In a work setting it can be useful for managing stress levels, improving relationships with difficult co-workers and boosting your overall happiness.

How does it help?

By focusing on the present, rather than a bad meeting last week or an upcoming deadline, mindfulness allows you to step back and make better, clearer decisions. It is said to improve decision making, creativity, memory and focus.

How do I practice it?

Meditation is great for enhancing mindfulness, but if you don’t have time to meditate there are other tips you can try. The simplest thing you can do is try and reinforce the thought that there’s no point worrying about things that may never happen, as even if they do end up happening worrying in advance only causes prolonged stress. These are some other easy to implement tips and techniques:

Focus on your breathing.

When you feel stressed take a minute and breath in and out deeply. This relaxes the body and forces you to focus on your breathing, rather than your stress.

Switch off on your lunchbreak and if possible leave the office.
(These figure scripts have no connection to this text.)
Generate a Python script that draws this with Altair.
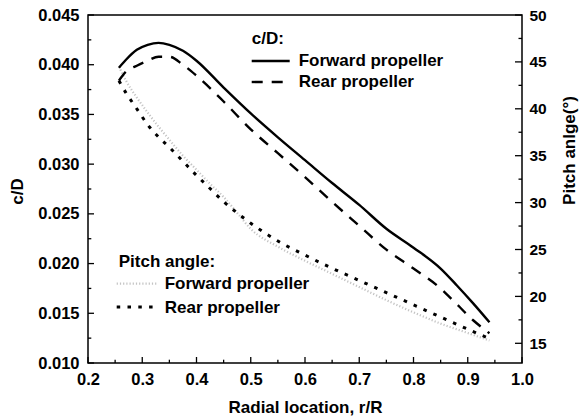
import altair as alt
import pandas as pd

# ---------------- data ----------------
r_cd = [0.257, 0.27, 0.29, 0.31, 0.33, 0.35, 0.375, 0.40, 0.45, 0.50, 0.55,
        0.60, 0.65, 0.70, 0.75, 0.80, 0.85, 0.88, 0.91, 0.94]
forward_cd = [0.0397, 0.0405, 0.0415, 0.0420, 0.0422, 0.0420, 0.0414, 0.0404,
              0.0377, 0.0351, 0.0327, 0.0304, 0.0281, 0.0259, 0.0235, 0.0216,
              0.0195, 0.0178, 0.0160, 0.0141]
rear_cd = [0.0384, 0.0393, 0.0399, 0.0404, 0.0408, 0.0408, 0.0400, 0.0389,
           0.0363, 0.0335, 0.0311, 0.0287, 0.0262, 0.0238, 0.0214, 0.0195,
           0.0175, 0.0159, 0.0143, 0.0130]

r_pitch = [0.257, 0.27, 0.29, 0.31, 0.33, 0.35, 0.375, 0.40, 0.425, 0.45,
           0.475, 0.50, 0.55, 0.60, 0.65, 0.70, 0.75, 0.80, 0.85, 0.90, 0.94]
forward_pitch = [44.5, 43.0, 41.2, 39.6, 38.1, 36.7, 35.0, 33.5, 32.0, 30.6,
                 28.9, 27.2, 25.3, 23.8, 22.4, 21.0, 19.6, 18.3, 17.1, 16.1, 15.3]
rear_pitch = [43.0, 41.7, 40.0, 38.3, 37.0, 35.9, 34.4, 32.9, 31.5, 30.1,
              28.9, 27.8, 25.9, 24.4, 23.0, 21.7, 20.4, 19.1, 17.8, 16.5, 15.5]

x_major = [0.2, 0.3, 0.4, 0.5, 0.6, 0.7, 0.8, 0.9, 1.0]
x_minor = [0.25, 0.35, 0.45, 0.55, 0.65, 0.75, 0.85, 0.95]
cd_major = [0.010, 0.015, 0.020, 0.025, 0.030, 0.035, 0.040, 0.045]
cd_minor = [0.0125, 0.0175, 0.0225, 0.0275, 0.0325, 0.0375, 0.0425]
pitch_major = [15, 20, 25, 30, 35, 40, 45, 50]
pitch_minor = [17.5, 22.5, 27.5, 32.5, 37.5, 42.5, 47.5]

# ---------------- styling ----------------
FONT = "Liberation Sans"
W, H = 434, 348

x_scale = alt.Scale(domain=[0.2, 1.0], nice=False, zero=False)
cd_scale = alt.Scale(domain=[0.010, 0.045], nice=False, zero=False)
pitch_scale = alt.Scale(domain=[12.9, 50], nice=False, zero=False)

x_axis = alt.Axis(values=x_major, format=".1f", title="Radial location, r/R",
                  orient="bottom", ticks=False, tickSize=0, domain=False, grid=False,
                  labelFont=FONT, labelFontSize=16.5, labelFontWeight="bold",
                  labelColor="black", labelPadding=8, labelFlush=False,
                  labelOverlap=False,
                  titleFont=FONT, titleFontSize=17, titleFontWeight="bold",
                  titleColor="black", titleX=W / 2, titleY=49,
                  titleBaseline="alphabetic")
cd_axis = alt.Axis(values=cd_major, format=".3f", title="c/D", orient="left",
                   ticks=False, tickSize=0, domain=False, grid=False,
                   labelFont=FONT, labelFontSize=16.5, labelFontWeight="bold",
                   labelColor="black", labelPadding=9, labelFlush=False,
                   labelOverlap=False,
                   titleFont=FONT, titleFontSize=17, titleFontWeight="bold",
                   titleColor="black", titleX=-71, titleY=176,
                   titleAngle=270, titleBaseline="middle")
pitch_axis = alt.Axis(values=pitch_major, format="d", title="Pitch anlge(°)",
                      orient="right", ticks=False, tickSize=0, domain=False,
                      grid=False,
                      labelFont=FONT, labelFontSize=15.5, labelFontWeight="bold",
                      labelColor="black", labelPadding=7, labelFlush=False,
                      labelOverlap=False,
                      titleFont=FONT, titleFontSize=17, titleFontWeight="bold",
                      titleColor="black", titleX=47, titleY=135,
                      titleAngle=270, titleBaseline="middle")

X = alt.X("r:Q", scale=x_scale, axis=x_axis)

cd_df = pd.DataFrame({"r": r_cd, "forward": forward_cd, "rear": rear_cd})
pitch_df = pd.DataFrame({"r": r_pitch, "forward": forward_pitch, "rear": rear_pitch})

# ---------------- pitch group (right axis) ----------------
fwd_pitch_line = alt.Chart(pitch_df).mark_line(
    color="#c4c4c4", strokeWidth=2.2, strokeDash=[1.2, 2.0], interpolate="monotone"
).encode(x=X, y=alt.Y("forward:Q", scale=pitch_scale, axis=pitch_axis))

rear_pitch_line = alt.Chart(pitch_df).mark_line(
    color="black", strokeWidth=3, strokeDash=[3.5, 7.3], interpolate="monotone"
).encode(x=X, y=alt.Y("rear:Q", scale=pitch_scale, axis=pitch_axis))

pitch_major_ticks = alt.Chart(pd.DataFrame({"v": pitch_major})).mark_rule(
    color="black", strokeWidth=1.3
).encode(y=alt.Y("v:Q", scale=pitch_scale, axis=pitch_axis),
         x=alt.value(W - 7), x2=alt.value(W))
pitch_minor_ticks = alt.Chart(pd.DataFrame({"v": pitch_minor})).mark_rule(
    color="black", strokeWidth=1.3
).encode(y=alt.Y("v:Q", scale=pitch_scale, axis=pitch_axis),
         x=alt.value(W - 3.5), x2=alt.value(W))

pitch_group = alt.layer(fwd_pitch_line, rear_pitch_line,
                        pitch_major_ticks, pitch_minor_ticks)

# ---------------- c/D group (left axis) ----------------
fwd_cd_line = alt.Chart(cd_df).mark_line(
    color="black", strokeWidth=2.4, interpolate="monotone"
).encode(x=X, y=alt.Y("forward:Q", scale=cd_scale, axis=cd_axis))

rear_cd_line = alt.Chart(cd_df).mark_line(
    color="black", strokeWidth=2.4, strokeDash=[11, 9], interpolate="monotone"
).encode(x=X, y=alt.Y("rear:Q", scale=cd_scale, axis=cd_axis))

cd_major_ticks = alt.Chart(pd.DataFrame({"v": cd_major})).mark_rule(
    color="black", strokeWidth=1.3
).encode(y=alt.Y("v:Q", scale=cd_scale, axis=cd_axis),
         x=alt.value(0), x2=alt.value(6))
cd_minor_ticks = alt.Chart(pd.DataFrame({"v": cd_minor})).mark_rule(
    color="black", strokeWidth=1.3
).encode(y=alt.Y("v:Q", scale=cd_scale, axis=cd_axis),
         x=alt.value(0), x2=alt.value(3.3))

x_major_ticks = alt.Chart(pd.DataFrame({"r": x_major})).mark_rule(
    color="black", strokeWidth=1.3
).encode(x=X, y=alt.value(H - 6), y2=alt.value(H))
x_minor_ticks = alt.Chart(pd.DataFrame({"r": x_minor})).mark_rule(
    color="black", strokeWidth=1.3
).encode(x=X, y=alt.value(H - 3.3), y2=alt.value(H))

# ---------------- legends ----------------
OX, OY = 88.3, 14.7
one = pd.DataFrame({"k": [0]})


def legend_text(label, x, y):
    return alt.Chart(pd.DataFrame({"t": [label]})).mark_text(
        font=FONT, fontSize=17, fontWeight="bold", color="black",
        align="left", baseline="alphabetic"
    ).encode(text="t:N", x=alt.value(x - OX), y=alt.value(y - OY))


def legend_line(x1, x2, y, **style):
    return alt.Chart(one).mark_rule(**style).encode(
        x=alt.value(x1 - OX), x2=alt.value(x2 - OX), y=alt.value(y - OY))


legend_layers = [
    legend_text("c/D:", 252, 44),
    legend_line(252, 290, 60.7, color="black", strokeWidth=2.4),
    legend_text("Forward propeller", 299, 66),
    legend_line(252, 290, 81.7, color="black", strokeWidth=2.4, strokeDash=[11, 9]),
    legend_text("Rear propeller", 299, 87),
    legend_text("Pitch angle:", 119, 267),
    legend_line(117, 157, 283.3, color="#c4c4c4", strokeWidth=2.2, strokeDash=[1.2, 2.0]),
    legend_text("Forward propeller", 165, 289),
    legend_line(117, 157, 306.7, color="black", strokeWidth=3, strokeDash=[3.5, 7.3]),
    legend_text("Rear propeller", 165, 313),
]

cd_group = alt.layer(fwd_cd_line, rear_cd_line, cd_major_ticks, cd_minor_ticks,
                     x_major_ticks, x_minor_ticks, *legend_layers)

chart = alt.layer(pitch_group, cd_group).resolve_scale(y="independent").properties(
    width=W, height=H,
    autosize=alt.AutoSizeParams(type="none"),
    padding={"left": 88, "top": 15, "right": 57, "bottom": 55},
    background="white",
).configure_view(stroke="black", strokeWidth=1.5)

chart.save("out.html", embed_options={"renderer": "svg", "actions": False})
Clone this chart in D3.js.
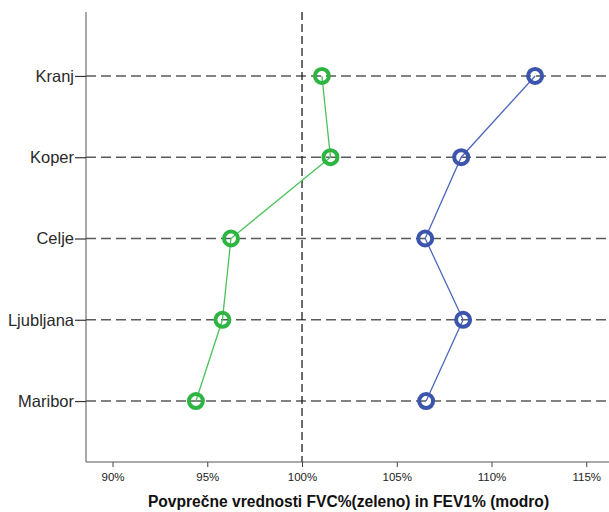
<!DOCTYPE html>
<html>
<head>
<meta charset="utf-8">
<script src="https://cdn.jsdelivr.net/npm/d3@7"></script>
<style>
  body { margin: 0; background: #fff; }
  text { font-family: Arial, "Liberation Sans", sans-serif; }
</style>
</head>
<body>
<div id="chart"></div>
<script>
// mesta in povprecne vrednosti
const cities = ['Kranj', 'Koper', 'Celje', 'Ljubljana', 'Maribor']
const fvc = [101.05, 101.5, 96.25, 95.8, 94.4]     // zeleno
const fev1 = [112.3, 108.4, 106.5, 108.5, 106.55]  // modro
const ticks = [90, 95, 100, 105, 110, 115]

const width = 609
const height = 512
const plotL = 86, plotR = 609, plotT = 12, plotB = 462

const svg = d3.select('#chart').append('svg')
    .attr('width', width)
    .attr('height', height)

const x = d3.scaleLinear()
    .domain([88.6, 116.2])
    .range([plotL, plotR])

const y = d3.scalePoint()
    .domain(cities)
    .range([plotT + 3, plotB])
    .padding(0.75)

// horizontal dashed lines for each city
svg.append('g').selectAll('line')
    .data(cities)
    .enter()
    .append('line')
    .attr('x1', plotL)
    .attr('x2', plotR)
    .attr('y1', d => y(d))
    .attr('y2', d => y(d))
    .attr('stroke', '#5a5a5a')
    .attr('stroke-width', 1.5)
    .attr('stroke-dasharray', '10,5')

// reference line at 100%
svg.append('line')
    .attr('x1', x(100))
    .attr('x2', x(100))
    .attr('y1', plotT)
    .attr('y2', plotB)
    .attr('stroke', '#111')
    .attr('stroke-width', 1.2)
    .attr('stroke-dasharray', '8,4')

// y axis
const yAxis = svg.append('g')
    .attr('transform', `translate(${plotL},0)`)
    .call(d3.axisLeft(y).tickSize(11).tickPadding(1))
yAxis.select('.domain').attr('stroke', '#555').attr('d', `M0,${plotT}V${plotB}`)
yAxis.selectAll('.tick line').attr('stroke', '#333').attr('stroke-width', 1.2)
yAxis.selectAll('.tick text')
    .attr('font-size', 16.5)
    .attr('fill', '#2a2a2a')
    .attr('font-family', 'Arial, "Liberation Sans", sans-serif')

// x axis
const xAxis = svg.append('g')
    .attr('transform', `translate(0,${plotB})`)
    .call(d3.axisBottom(x).tickValues(ticks).tickFormat(d => d + '%').tickSize(5).tickPadding(6))
xAxis.select('.domain').attr('stroke', '#555').attr('d', `M${plotL},0H${plotR}`)
xAxis.selectAll('.tick line').attr('stroke', '#444')
xAxis.selectAll('.tick text')
    .attr('font-size', 11.5)
    .attr('fill', '#222')
    .attr('font-family', 'Arial, "Liberation Sans", sans-serif')

svg.append('text')
    .attr('x', (plotL + plotR) / 2 + 1)
    .attr('y', 507)
    .attr('text-anchor', 'middle')
    .attr('font-size', 15.6)
    .attr('font-weight', 'bold')
    .attr('fill', '#111')
    .text('Povprečne vrednosti FVC%(zeleno) in FEV1% (modro)')

// series lines + markers
const series = [
    { values: fvc, line: '#4cc25a', mark: '#2eb541' },
    { values: fev1, line: '#4e68bd', mark: '#3b54ac' }
]

const line = d3.line()
    .x(d => x(d.v))
    .y(d => y(d.c))

series.forEach(s => {
    const pts = cities.map((c, i) => ({ c: c, v: s.values[i] }))
    svg.append('path')
        .datum(pts)
        .attr('d', line)
        .attr('fill', 'none')
        .attr('stroke', s.line)
        .attr('stroke-width', 1.3)
    svg.append('g').selectAll('circle')
        .data(pts)
        .enter()
        .append('circle')
        .attr('cx', d => x(d.v))
        .attr('cy', d => y(d.c))
        .attr('r', 7)
        .attr('fill', 'none')
        .attr('stroke', s.mark)
        .attr('stroke-width', 4)
})
</script>
</body>
</html>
Ideally go for a walk and sit with your thoughts or chat with colleagues, rather than scrolling through your phone or giving time and energy to worries. If you have trouble doing this, try and focus on one thing – whether that be your breathing, the words to a song or a podcast.

Be grateful.

Even if a co-worker is annoying you, step back and be mindful that they’re probably having a tough time, were awake all night with their child or are simply having a bad day. Instead of wishing them badly, refocus and wish them well (even if it is just inside your own head.) In the end, negative thoughts will impact you badly more than anyone else. Things like this take time, but the more you practice the easier it’ll get.

Get a good night’s sleep.

The average adult needs 7-9 hours of a sleep every night. If you find it difficult to sleep there are numerous guided meditations online which will help relax you. As with other mindfulness methods, they’ll take practice, but they do work. If you find a common worry is keeping you awake at night, find a way to address it – whether that’s by speaking to a friend or acting in another proactive way.

Meditation and mindfulness are directly linked to benefiting the areas of the brain associated with learning, memory and emotion regulation, while at the same time decreasing the activity in the brain related to fear, anxiety and chronic stress. Try just one of the above tips and techniques and see how it can improve your day to day work.